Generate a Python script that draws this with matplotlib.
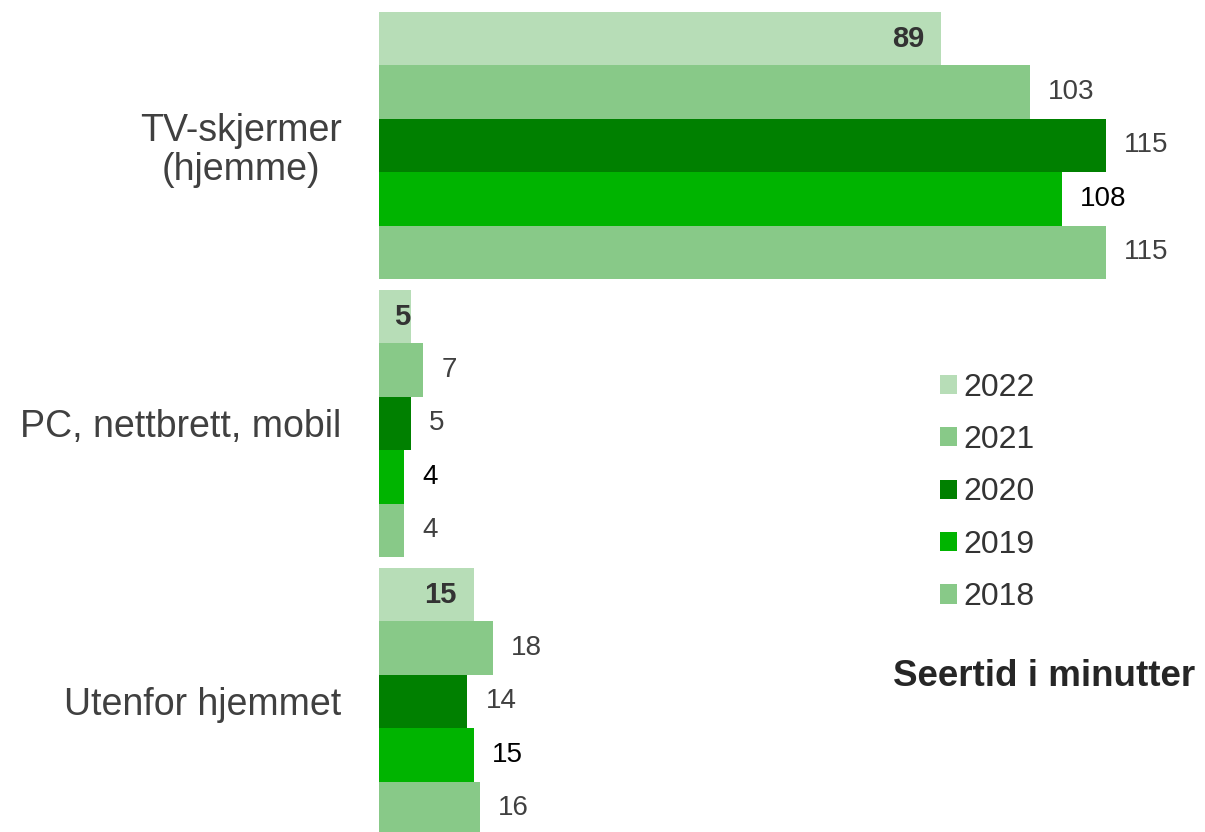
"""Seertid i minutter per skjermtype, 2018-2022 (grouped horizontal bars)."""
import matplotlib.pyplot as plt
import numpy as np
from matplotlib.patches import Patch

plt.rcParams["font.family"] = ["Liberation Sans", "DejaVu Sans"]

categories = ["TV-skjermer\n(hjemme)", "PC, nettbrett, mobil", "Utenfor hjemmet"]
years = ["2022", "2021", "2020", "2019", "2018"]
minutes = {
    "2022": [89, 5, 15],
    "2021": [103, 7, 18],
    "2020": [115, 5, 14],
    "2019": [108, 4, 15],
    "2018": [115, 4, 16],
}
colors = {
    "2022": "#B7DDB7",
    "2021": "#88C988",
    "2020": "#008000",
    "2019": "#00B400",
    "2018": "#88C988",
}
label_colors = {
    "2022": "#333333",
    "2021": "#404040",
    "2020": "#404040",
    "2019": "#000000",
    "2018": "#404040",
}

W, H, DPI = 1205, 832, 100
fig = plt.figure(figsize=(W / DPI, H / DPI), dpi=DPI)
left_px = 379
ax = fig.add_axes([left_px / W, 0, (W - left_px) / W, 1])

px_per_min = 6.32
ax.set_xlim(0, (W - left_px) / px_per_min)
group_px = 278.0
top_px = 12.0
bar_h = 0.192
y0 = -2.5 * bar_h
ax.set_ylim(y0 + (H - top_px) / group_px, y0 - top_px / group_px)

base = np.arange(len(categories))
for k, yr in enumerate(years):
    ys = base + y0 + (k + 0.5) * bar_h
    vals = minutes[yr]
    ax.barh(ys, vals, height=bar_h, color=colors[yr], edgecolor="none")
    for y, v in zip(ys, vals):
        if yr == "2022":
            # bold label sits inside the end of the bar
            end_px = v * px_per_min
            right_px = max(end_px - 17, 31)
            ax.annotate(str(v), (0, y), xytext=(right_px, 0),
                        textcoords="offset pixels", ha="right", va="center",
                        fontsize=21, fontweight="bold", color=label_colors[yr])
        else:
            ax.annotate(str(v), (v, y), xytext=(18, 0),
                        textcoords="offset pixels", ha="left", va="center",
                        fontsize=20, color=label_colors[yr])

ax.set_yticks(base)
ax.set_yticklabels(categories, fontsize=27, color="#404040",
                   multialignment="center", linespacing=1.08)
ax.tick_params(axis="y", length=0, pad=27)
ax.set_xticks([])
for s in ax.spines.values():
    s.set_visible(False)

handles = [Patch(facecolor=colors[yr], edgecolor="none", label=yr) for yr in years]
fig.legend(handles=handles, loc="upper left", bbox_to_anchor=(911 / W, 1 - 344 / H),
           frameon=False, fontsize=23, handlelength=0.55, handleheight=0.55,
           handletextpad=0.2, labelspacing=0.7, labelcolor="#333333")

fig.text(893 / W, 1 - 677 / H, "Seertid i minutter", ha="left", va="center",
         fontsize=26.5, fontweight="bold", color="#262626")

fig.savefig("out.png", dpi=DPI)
============================================================
What the task asks: In this exercise, set down all of the data exactly, without the pictures.

Response for this exercise:
Generate a Python script that draws this with matplotlib.
"""Seertid i minutter per skjermtype, 2018-2022 (grouped horizontal bars)."""
import matplotlib.pyplot as plt
import numpy as np
from matplotlib.patches import Patch

plt.rcParams["font.family"] = ["Liberation Sans", "DejaVu Sans"]

categories = ["TV-skjermer\n(hjemme)", "PC, nettbrett, mobil", "Utenfor hjemmet"]
years = ["2022", "2021", "2020", "2019", "2018"]
minutes = {
    "2022": [89, 5, 15],
    "2021": [103, 7, 18],
    "2020": [115, 5, 14],
    "2019": [108, 4, 15],
    "2018": [115, 4, 16],
}
colors = {
    "2022": "#B7DDB7",
    "2021": "#88C988",
    "2020": "#008000",
    "2019": "#00B400",
    "2018": "#88C988",
}
label_colors = {
    "2022": "#333333",
    "2021": "#404040",
    "2020": "#404040",
    "2019": "#000000",
    "2018": "#404040",
}

W, H, DPI = 1205, 832, 100
fig = plt.figure(figsize=(W / DPI, H / DPI), dpi=DPI)
left_px = 379
ax = fig.add_axes([left_px / W, 0, (W - left_px) / W, 1])

px_per_min = 6.32
ax.set_xlim(0, (W - left_px) / px_per_min)
group_px = 278.0
top_px = 12.0
bar_h = 0.192
y0 = -2.5 * bar_h
ax.set_ylim(y0 + (H - top_px) / group_px, y0 - top_px / group_px)

base = np.arange(len(categories))
for k, yr in enumerate(years):
    ys = base + y0 + (k + 0.5) * bar_h
    vals = minutes[yr]
    ax.barh(ys, vals, height=bar_h, color=colors[yr], edgecolor="none")
    for y, v in zip(ys, vals):
        if yr == "2022":
            # bold label sits inside the end of the bar
            end_px = v * px_per_min
            right_px = max(end_px - 17, 31)
            ax.annotate(str(v), (0, y), xytext=(right_px, 0),
                        textcoords="offset pixels", ha="right", va="center",
                        fontsize=21, fontweight="bold", color=label_colors[yr])
        else:
            ax.annotate(str(v), (v, y), xytext=(18, 0),
                        textcoords="offset pixels", ha="left", va="center",
                        fontsize=20, color=label_colors[yr])

ax.set_yticks(base)
ax.set_yticklabels(categories, fontsize=27, color="#404040",
                   multialignment="center", linespacing=1.08)
ax.tick_params(axis="y", length=0, pad=27)
ax.set_xticks([])
for s in ax.spines.values():
    s.set_visible(False)

handles = [Patch(facecolor=colors[yr], edgecolor="none", label=yr) for yr in years]
fig.legend(handles=handles, loc="upper left", bbox_to_anchor=(911 / W, 1 - 344 / H),
           frameon=False, fontsize=23, handlelength=0.55, handleheight=0.55,
           handletextpad=0.2, labelspacing=0.7, labelcolor="#333333")

fig.text(893 / W, 1 - 677 / H, "Seertid i minutter", ha="left", va="center",
         fontsize=26.5, fontweight="bold", color="#262626")

fig.savefig("out.png", dpi=DPI)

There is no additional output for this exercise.